----- Supplied data
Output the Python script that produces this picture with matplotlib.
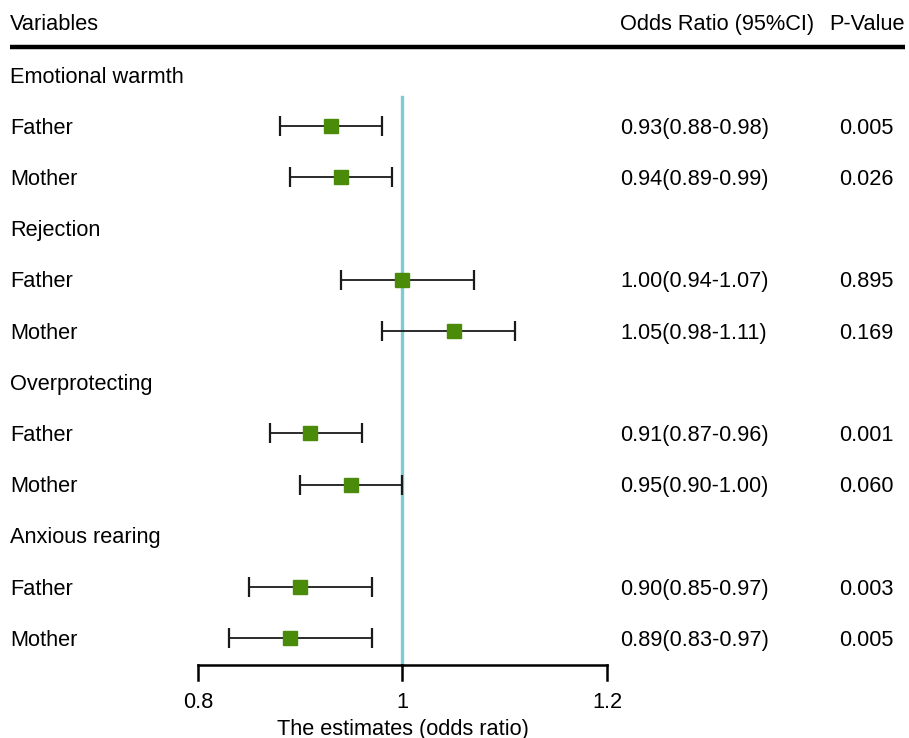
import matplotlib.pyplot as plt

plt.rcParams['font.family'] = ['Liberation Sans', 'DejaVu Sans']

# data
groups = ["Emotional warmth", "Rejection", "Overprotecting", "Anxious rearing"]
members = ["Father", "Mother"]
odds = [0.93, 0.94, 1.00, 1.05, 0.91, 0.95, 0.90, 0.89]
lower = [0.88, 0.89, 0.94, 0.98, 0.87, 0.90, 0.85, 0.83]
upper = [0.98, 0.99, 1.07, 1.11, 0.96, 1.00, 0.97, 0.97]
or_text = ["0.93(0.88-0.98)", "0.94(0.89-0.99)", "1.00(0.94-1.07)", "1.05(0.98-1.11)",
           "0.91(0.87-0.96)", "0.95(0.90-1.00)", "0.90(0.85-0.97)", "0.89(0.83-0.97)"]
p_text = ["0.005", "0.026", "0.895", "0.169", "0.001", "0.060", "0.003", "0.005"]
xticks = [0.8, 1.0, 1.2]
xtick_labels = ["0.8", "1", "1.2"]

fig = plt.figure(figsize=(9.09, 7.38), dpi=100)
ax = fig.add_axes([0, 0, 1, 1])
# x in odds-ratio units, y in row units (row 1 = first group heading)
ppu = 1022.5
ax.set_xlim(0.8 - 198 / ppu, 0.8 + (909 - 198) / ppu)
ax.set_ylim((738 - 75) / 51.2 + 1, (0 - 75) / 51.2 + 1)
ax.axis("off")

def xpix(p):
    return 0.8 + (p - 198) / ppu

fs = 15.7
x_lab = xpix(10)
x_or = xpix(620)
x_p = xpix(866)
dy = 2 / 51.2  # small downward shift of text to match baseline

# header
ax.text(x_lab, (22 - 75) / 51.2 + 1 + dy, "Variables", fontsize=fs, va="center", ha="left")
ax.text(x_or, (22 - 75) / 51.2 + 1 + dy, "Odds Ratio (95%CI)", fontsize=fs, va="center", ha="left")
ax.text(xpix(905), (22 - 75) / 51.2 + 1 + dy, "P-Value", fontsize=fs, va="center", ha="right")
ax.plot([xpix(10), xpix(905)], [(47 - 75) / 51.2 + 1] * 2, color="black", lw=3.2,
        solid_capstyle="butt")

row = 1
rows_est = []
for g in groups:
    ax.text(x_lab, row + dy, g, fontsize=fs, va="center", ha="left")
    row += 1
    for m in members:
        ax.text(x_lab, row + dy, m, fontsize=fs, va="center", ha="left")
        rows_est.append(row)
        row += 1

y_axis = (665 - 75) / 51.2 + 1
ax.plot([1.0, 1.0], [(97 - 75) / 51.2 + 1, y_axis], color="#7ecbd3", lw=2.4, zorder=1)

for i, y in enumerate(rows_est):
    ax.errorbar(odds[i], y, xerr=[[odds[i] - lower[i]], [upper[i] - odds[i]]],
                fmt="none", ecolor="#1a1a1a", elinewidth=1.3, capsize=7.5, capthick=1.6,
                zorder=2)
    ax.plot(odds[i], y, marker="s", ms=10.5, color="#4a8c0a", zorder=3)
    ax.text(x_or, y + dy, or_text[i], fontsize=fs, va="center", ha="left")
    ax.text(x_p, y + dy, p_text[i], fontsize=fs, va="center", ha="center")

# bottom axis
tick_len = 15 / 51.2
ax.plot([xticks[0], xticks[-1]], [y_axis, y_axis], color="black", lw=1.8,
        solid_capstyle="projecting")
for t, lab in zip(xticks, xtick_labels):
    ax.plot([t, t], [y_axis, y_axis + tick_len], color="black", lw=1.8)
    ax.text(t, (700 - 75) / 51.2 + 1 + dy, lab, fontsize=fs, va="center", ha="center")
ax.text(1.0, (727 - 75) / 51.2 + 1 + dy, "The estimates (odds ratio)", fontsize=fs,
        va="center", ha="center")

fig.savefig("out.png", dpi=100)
----------
*Aim*:
Give back every line exactly as it stands, pictures excluded.

*Answer to this problem*:
Output the Python script that produces this picture with matplotlib.
import matplotlib.pyplot as plt

plt.rcParams['font.family'] = ['Liberation Sans', 'DejaVu Sans']

# data
groups = ["Emotional warmth", "Rejection", "Overprotecting", "Anxious rearing"]
members = ["Father", "Mother"]
odds = [0.93, 0.94, 1.00, 1.05, 0.91, 0.95, 0.90, 0.89]
lower = [0.88, 0.89, 0.94, 0.98, 0.87, 0.90, 0.85, 0.83]
upper = [0.98, 0.99, 1.07, 1.11, 0.96, 1.00, 0.97, 0.97]
or_text = ["0.93(0.88-0.98)", "0.94(0.89-0.99)", "1.00(0.94-1.07)", "1.05(0.98-1.11)",
           "0.91(0.87-0.96)", "0.95(0.90-1.00)", "0.90(0.85-0.97)", "0.89(0.83-0.97)"]
p_text = ["0.005", "0.026", "0.895", "0.169", "0.001", "0.060", "0.003", "0.005"]
xticks = [0.8, 1.0, 1.2]
xtick_labels = ["0.8", "1", "1.2"]

fig = plt.figure(figsize=(9.09, 7.38), dpi=100)
ax = fig.add_axes([0, 0, 1, 1])
# x in odds-ratio units, y in row units (row 1 = first group heading)
ppu = 1022.5
ax.set_xlim(0.8 - 198 / ppu, 0.8 + (909 - 198) / ppu)
ax.set_ylim((738 - 75) / 51.2 + 1, (0 - 75) / 51.2 + 1)
ax.axis("off")

def xpix(p):
    return 0.8 + (p - 198) / ppu

fs = 15.7
x_lab = xpix(10)
x_or = xpix(620)
x_p = xpix(866)
dy = 2 / 51.2  # small downward shift of text to match baseline

# header
ax.text(x_lab, (22 - 75) / 51.2 + 1 + dy, "Variables", fontsize=fs, va="center", ha="left")
ax.text(x_or, (22 - 75) / 51.2 + 1 + dy, "Odds Ratio (95%CI)", fontsize=fs, va="center", ha="left")
ax.text(xpix(905), (22 - 75) / 51.2 + 1 + dy, "P-Value", fontsize=fs, va="center", ha="right")
ax.plot([xpix(10), xpix(905)], [(47 - 75) / 51.2 + 1] * 2, color="black", lw=3.2,
        solid_capstyle="butt")

row = 1
rows_est = []
for g in groups:
    ax.text(x_lab, row + dy, g, fontsize=fs, va="center", ha="left")
    row += 1
    for m in members:
        ax.text(x_lab, row + dy, m, fontsize=fs, va="center", ha="left")
        rows_est.append(row)
        row += 1

y_axis = (665 - 75) / 51.2 + 1
ax.plot([1.0, 1.0], [(97 - 75) / 51.2 + 1, y_axis], color="#7ecbd3", lw=2.4, zorder=1)

for i, y in enumerate(rows_est):
    ax.errorbar(odds[i], y, xerr=[[odds[i] - lower[i]], [upper[i] - odds[i]]],
                fmt="none", ecolor="#1a1a1a", elinewidth=1.3, capsize=7.5, capthick=1.6,
                zorder=2)
    ax.plot(odds[i], y, marker="s", ms=10.5, color="#4a8c0a", zorder=3)
    ax.text(x_or, y + dy, or_text[i], fontsize=fs, va="center", ha="left")
    ax.text(x_p, y + dy, p_text[i], fontsize=fs, va="center", ha="center")

# bottom axis
tick_len = 15 / 51.2
ax.plot([xticks[0], xticks[-1]], [y_axis, y_axis], color="black", lw=1.8,
        solid_capstyle="projecting")
for t, lab in zip(xticks, xtick_labels):
    ax.plot([t, t], [y_axis, y_axis + tick_len], color="black", lw=1.8)
    ax.text(t, (700 - 75) / 51.2 + 1 + dy, lab, fontsize=fs, va="center", ha="center")
ax.text(1.0, (727 - 75) / 51.2 + 1 + dy, "The estimates (odds ratio)", fontsize=fs,
        va="center", ha="center")

fig.savefig("out.png", dpi=100)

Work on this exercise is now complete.